Nacido en el año 1909 en la ciudad de Riga, Letonia, por ese entonces perteneciente al imperio ruso, Isaiah Berlín fue, de niño, testigo de la Revolución Rusa. Haber vivido de cerca toda la destrucción y el baño de sangre que significó la aventura revolucionaria, lo previno para siempre de cualquier doctrina propugnadora de violencia, destrucción y muerte. Y ése sería siempre el leit motiv de su obra: la búsqueda polìtica de una convivencia social necesariamente apoyada en el sentido común y en el equilibrio.
Sentido común y equilibrio para contrapesar las razones de unos y de otros: ceder siempre algo a cambio de algo, aceptar que no todos pueden tenerlo todo, entender que la injusticia de unos sobre otros terminará por imponer siempre disociación y conflicto…
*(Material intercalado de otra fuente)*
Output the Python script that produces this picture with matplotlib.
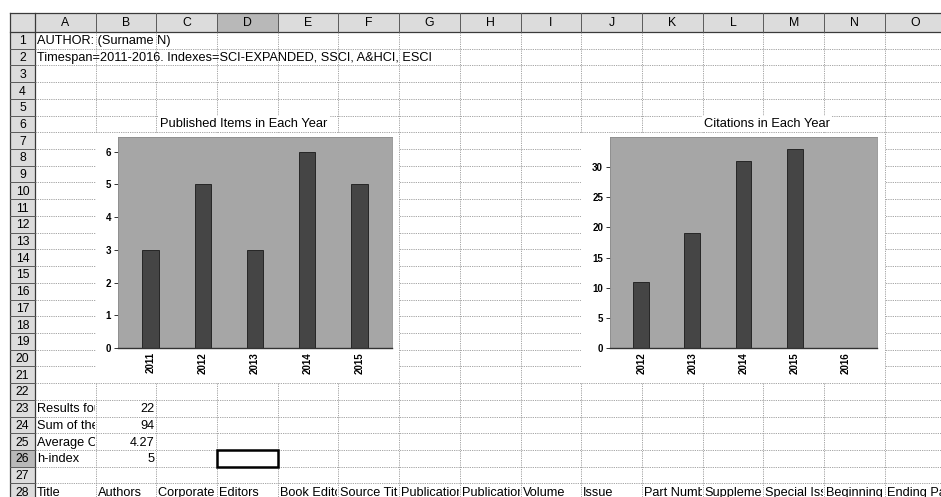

Recuerda Berlín que los anhelos centrales de los hombres están destinados a chocar entre sí. La libertad contradice la igualdad, la justicia precisa de la misericordia, lo necesario ha de acercarse a lo justo, lo ideal no podría dejar de coexistir con lo real. Si no se entiende esto, tarde o temprano -en general, mucho más temprano que tarde- cobrarán cuerpo todos los estigmas capaces de convertir toda vida social en un compartido infierno.
El mundo de los hombres -repite una y otra vez Berlín- está obligado a construirse sobre acuerdos, pactos y concesiones. Lo racional debería prevalecer por sobre cualquier otra condición. No existe ideología capaz de proporcionar respuestas definitivas. Recuerda Berlín que los tres grandes ideales de la Revolución Francesa: la libertad, la igualdad y la fraternidad no tardaron en revelar la imposibilidad de un acuerdo. La libertad, convertida en única razón y único principio, significó que muy pocos llegasen a tenerlo todo en perjuicio de una mayoría poseedora de muy poco o de absolutamente nada. La igualdad, convertida en única razón y único principio, significó la restricción de oportunidades para casi todos, la eliminación de toda forma de justa diferencia entre las personas y la imposición de inhumanos raseros que determinaron la exclusión -o, incluso, la aniquilación física- de quien pensase de manera diferente a como las cúpulas del poder habían decidido que debería pensarse.
(Alguna vez ha comentado Octavio Paz que la fraternidad hubiese podido servir de equilibrio entre las otras dos aspiraciones del ideal político contemporáneo. Pero, desgraciadamente, ella siempre estuvo ausente. ¿Qué pasó con la fraternidad? ¿Por qué fue tempranamente olvidada? O más bien: ¿por qué nunca existió en programa político alguno? La fraternidad hubiese podido ser el comodín entre la igualdad y la libertad, el equilibrio capaz de humanizar la libertad y la igualdad. La fraternidad -podemos darle diversos nombres: solidaridad, caridad, misericordia, tolerancia- hubiese sido un signo de justicia y de humanidad mediando entre el ideal de la libertad y el ideal de la igualdad).
También se refiere Berlín a la manera como los viejos ideales revolucionarios permanecen, hoy, desenmascarados en una realidad de violencia, intolerancia y odio. La Revolución, alguna vez asociada a ideales de progreso, de justicia y virtud, permanece en nuestros días caricaturizada en una realidad de fracaso y corrupción, de ineficacia y tortura, de injusticia y persecución, de despojo y crueldad. Permanece, igualmente degradado, el lenguaje revolucionario en simplonas e interminables consignas de un “nosotros” contra un “vosotros”. La imagen del revolucionario como un ser comprometido a morir y a matar por el cumplimiento de un sueño también ha descendido a la de un fanático en conflicto con cuanto disienta de su verdad, una verdad reducida a unas cuantas obsesivas consignas.